Maldives could benefit from groundbreaking integrated climate change model

The Maldives, which is committed to becoming carbon neutral by 2020, could significantly benefit from a new branch of environmental science.

The Integrated Resource Model, which has been developed by Peter Head, of the Ecological Sequestration Trust, uses cloud computing to develop ecological models that boost economic growth and reduce carbon emissions.

Mr Head told delegates at the third annual Six Senses SLOW LIFE Symposium, that global computing power could be used to create a new development model for the Maldives.

He said: “Integrated resourcing covers energy, food, water and waste management. It is the concept that no single environmental problem can be solved in isolation.”

He added that the concept of sharing was vital in the fight against climate change. The most efficient use of finite resources, he explained, was sharing in a common cause.

Cloud computing is just one example of sharing – in this case computing processing power. Cloud computing is vital to his integrated resource modeling, which will be made available through open source on the “cloud”.

Mr Head also said that linking urban and rural development could boost overall agricultural output despite the loss of land for residential development.

“The analysis shows we can reduce carbon intensity but improve the ecological footprint as well,” he said.

He warned delegates that unless the pace of change towards a sustainable economy was accelerated, there would be a 50% chance of runaway climate change by 2070 that would lead to “total human catastrophe”.

Mr Head told delegates that he was seeking funding to enable the Maldives to take a global lead in Integrated Resource Modeling.

Other speakers during the last day of the SLOW LIFE Symposium included Sir Richard Branson, Eric Scotto of Akuo Energy and Jose Mariano, the founder of zero2infinity – the company which is planning on sending people into space using helium-filled balloons.

In the last session of the day, Sir Richard Branson said that business leaders had to do more to advance sustainable business development.

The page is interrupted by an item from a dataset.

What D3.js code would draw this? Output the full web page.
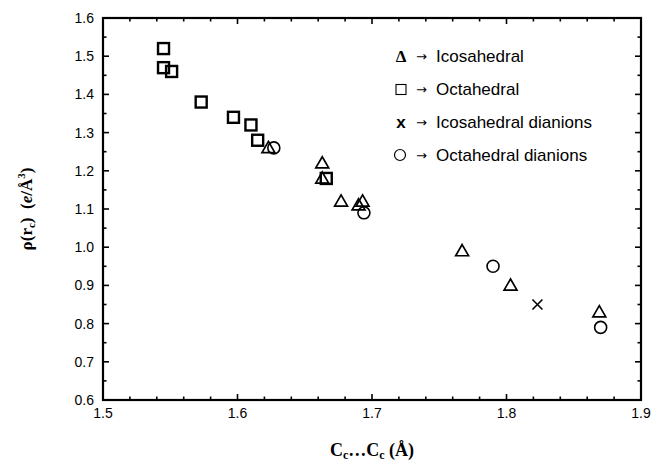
<!DOCTYPE html>
<html>
<head>
<meta charset="utf-8">
<script src="https://cdn.jsdelivr.net/npm/d3@7"></script>
<style>
body { margin: 0; background: #fff; }
svg { display: block; }
</style>
</head>
<body>
<svg id="chart" width="652" height="468"></svg>
<script>
// values
var octX = [1.545, 1.545, 1.551, 1.573, 1.597, 1.610, 1.615, 1.666];
var octY = [1.52, 1.47, 1.46, 1.38, 1.34, 1.32, 1.28, 1.18];
var icoX = [1.623, 1.663, 1.663, 1.677, 1.690, 1.693, 1.767, 1.803, 1.869];
var icoY = [1.26, 1.22, 1.18, 1.12, 1.11, 1.12, 0.99, 0.90, 0.83];
var icoDiX = [1.823];
var icoDiY = [0.85];
var octDiX = [1.627, 1.694, 1.790, 1.870];
var octDiY = [1.26, 1.09, 0.95, 0.79];

var xTicks = [1.5, 1.6, 1.7, 1.8, 1.9];
var yTicks = [0.6, 0.7, 0.8, 0.9, 1.0, 1.1, 1.2, 1.3, 1.4, 1.5, 1.6];
var legendLabels = ["Icosahedral", "Octahedral", "Icosahedral dianions", "Octahedral dianions"];

var svg = d3.select("#chart");
var margin = {left: 103, right: 11, top: 18, bottom: 68};
var W = 652, H = 468;

var x = d3.scaleLinear().domain([1.5, 1.9]).range([margin.left, W - margin.right]);
var y = d3.scaleLinear().domain([0.6, 1.6]).range([H - margin.bottom, margin.top]);

var x0 = x.range()[0], x1 = x.range()[1], y0 = y.range()[0], y1 = y.range()[1];

//ticks, inside, on all four sides
var g = svg.append("g").attr("stroke", "#000").attr("stroke-width", 1.6);
var xMinor = d3.range(1.5, 1.9001, 0.02);
var yMinor = d3.range(0.6, 1.6001, 0.05);
xMinor.forEach(function(v, i) {
	var len = (i % 5 == 0) ? 6 : 3.5;
	g.append("line").attr("x1", x(v)).attr("x2", x(v)).attr("y1", y0).attr("y2", y0 - len);
	g.append("line").attr("x1", x(v)).attr("x2", x(v)).attr("y1", y1).attr("y2", y1 + len);
});
yMinor.forEach(function(v, i) {
	var len = (i % 2 == 0) ? 6 : 3.5;
	g.append("line").attr("y1", y(v)).attr("y2", y(v)).attr("x1", x0).attr("x2", x0 + len);
	g.append("line").attr("y1", y(v)).attr("y2", y(v)).attr("x1", x1).attr("x2", x1 - len);
});

//frame
svg.append("rect")
	.attr("x", x0).attr("y", y1)
	.attr("width", x1 - x0).attr("height", y0 - y1)
	.attr("fill", "none").attr("stroke", "#000").attr("stroke-width", 2.2);

//tick labels
svg.append("g").selectAll("text").data(xTicks).enter().append("text")
	.attr("x", function(d) { return x(d); })
	.attr("y", y0 + 18)
	.attr("text-anchor", "middle")
	.attr("font-family", "Liberation Sans, Arial, sans-serif")
	.attr("font-size", 14)
	.text(function(d) { return d.toFixed(1); });

svg.append("g").selectAll("text").data(yTicks).enter().append("text")
	.attr("x", x0 - 9)
	.attr("y", function(d) { return y(d) + 5; })
	.attr("text-anchor", "end")
	.attr("font-family", "Liberation Sans, Arial, sans-serif")
	.attr("font-size", 14)
	.text(function(d) { return d.toFixed(1); });

//axis titles
var xt = svg.append("text")
	.attr("x", (x0 + x1) / 2).attr("y", 456)
	.attr("text-anchor", "middle")
	.attr("font-family", "Liberation Serif, Times New Roman, serif")
	.attr("font-weight", "bold")
	.attr("font-size", 18);
xt.append("tspan").text("C");
xt.append("tspan").attr("font-size", 12).attr("dy", 3).text("c");
xt.append("tspan").attr("dy", -3).text("…C");
xt.append("tspan").attr("font-size", 12).attr("dy", 3).text("c");
xt.append("tspan").attr("dy", -3).text(" (Å)");

var yt = svg.append("text")
	.attr("transform", "translate(32," + ((y0 + y1) / 2) + ") rotate(-90)")
	.attr("text-anchor", "middle")
	.attr("font-family", "Liberation Serif, Times New Roman, serif")
	.attr("font-weight", "bold")
	.attr("font-size", 17)
	.attr("xml:space", "preserve");
yt.append("tspan").text("ρ(r");
yt.append("tspan").attr("font-size", 11).attr("dy", 3).text("c");
yt.append("tspan").attr("dy", -3).text(")  (");
yt.append("tspan").attr("font-style", "italic").text("e");
yt.append("tspan").text("/Å");
yt.append("tspan").attr("font-size", 11).attr("dy", -7).text("3");
yt.append("tspan").attr("dy", 7).text(")");

//markers
var pts = svg.append("g").attr("fill", "none").attr("stroke", "#000");

pts.selectAll(".oct").data(d3.zip(octX, octY)).enter().append("rect")
	.attr("x", function(d) { return x(d[0]) - 5.5; })
	.attr("y", function(d) { return y(d[1]) - 5.5; })
	.attr("width", 11).attr("height", 11)
	.attr("stroke-width", 2.4);

var tri = d3.symbol().type(d3.symbolTriangle).size(72);
pts.selectAll(".ico").data(d3.zip(icoX, icoY)).enter().append("path")
	.attr("d", tri)
	.attr("transform", function(d) { return "translate(" + x(d[0]) + "," + (y(d[1]) + 1) + ")"; })
	.attr("stroke-width", 1.7);

pts.selectAll(".octdi").data(d3.zip(octDiX, octDiY)).enter().append("circle")
	.attr("cx", function(d) { return x(d[0]); })
	.attr("cy", function(d) { return y(d[1]); })
	.attr("r", 6)
	.attr("stroke-width", 1.6);

pts.selectAll(".icodi").data(d3.zip(icoDiX, icoDiY)).enter().append("path")
	.attr("d", function(d) {
		var cx = x(d[0]), cy = y(d[1]), s = 5;
		return "M" + (cx - s) + "," + (cy - s) + "L" + (cx + s) + "," + (cy + s) +
			"M" + (cx - s) + "," + (cy + s) + "L" + (cx + s) + "," + (cy - s);
	})
	.attr("stroke-width", 1.6);

//legend
var legend = svg.append("g");
legendLabels.forEach(function(lab, i) {
	var ly = 62 + i * 33;
	var sx = 401, sy = ly - 6;
	if (i == 0) {
		legend.append("text").attr("x", sx).attr("y", ly)
			.attr("text-anchor", "middle")
			.attr("font-family", "Liberation Serif, serif")
			.attr("font-weight", "bold").attr("font-size", 17)
			.text("Δ");
	} else if (i == 1) {
		legend.append("rect").attr("x", sx - 5).attr("y", sy - 4.5)
			.attr("width", 10).attr("height", 10)
			.attr("fill", "none").attr("stroke", "#000").attr("stroke-width", 1.1);
	} else if (i == 2) {
		legend.append("text").attr("x", sx).attr("y", ly)
			.attr("text-anchor", "middle")
			.attr("font-family", "Liberation Sans, Arial, sans-serif")
			.attr("font-weight", "bold").attr("font-size", 17)
			.text("x");
	} else {
		legend.append("circle").attr("cx", sx - 1).attr("cy", sy)
			.attr("r", 5.5)
			.attr("fill", "none").attr("stroke", "#000").attr("stroke-width", 1.2);
	}
	legend.append("text")
		.attr("x", 416).attr("y", ly - 1)
		.attr("fill", "#000")
		.attr("font-family", "DejaVu Sans, sans-serif")
		.attr("font-size", 13)
		.text("\u2192");
	legend.append("text")
		.attr("x", 436).attr("y", ly)
		.attr("font-family", "Liberation Sans, Arial, sans-serif")
		.attr("font-size", 17)
		.text(lab);
});
</script>
</body>
</html>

“If you are lucky enough to be a successful business leader – and you need a large element of good fortune – there is extreme responsibility that comes with that.

“If leaders are not responsible citizens and don’t redistribute that wealth then our current form of capitalism becomes questionable.

“Companies can become forces for good. The differences they can make locally and internationally is significant and the bottom line does not need to suffer for that to happen.”

Sonu Shivdasani, the Chief Executive of Six Senses, concluded the Symposium by saying that “sustainable business” had to become the norm and that the way in which business leaders were judged had to change to encourage companies to pay more attention to their environment.

“How we measure CEOs dictates how those CEOs behave.”
He added that the institutional owners of publicly listed companies should judge CEOs’ long term commitment to sustainability best practice and not just on short term profits.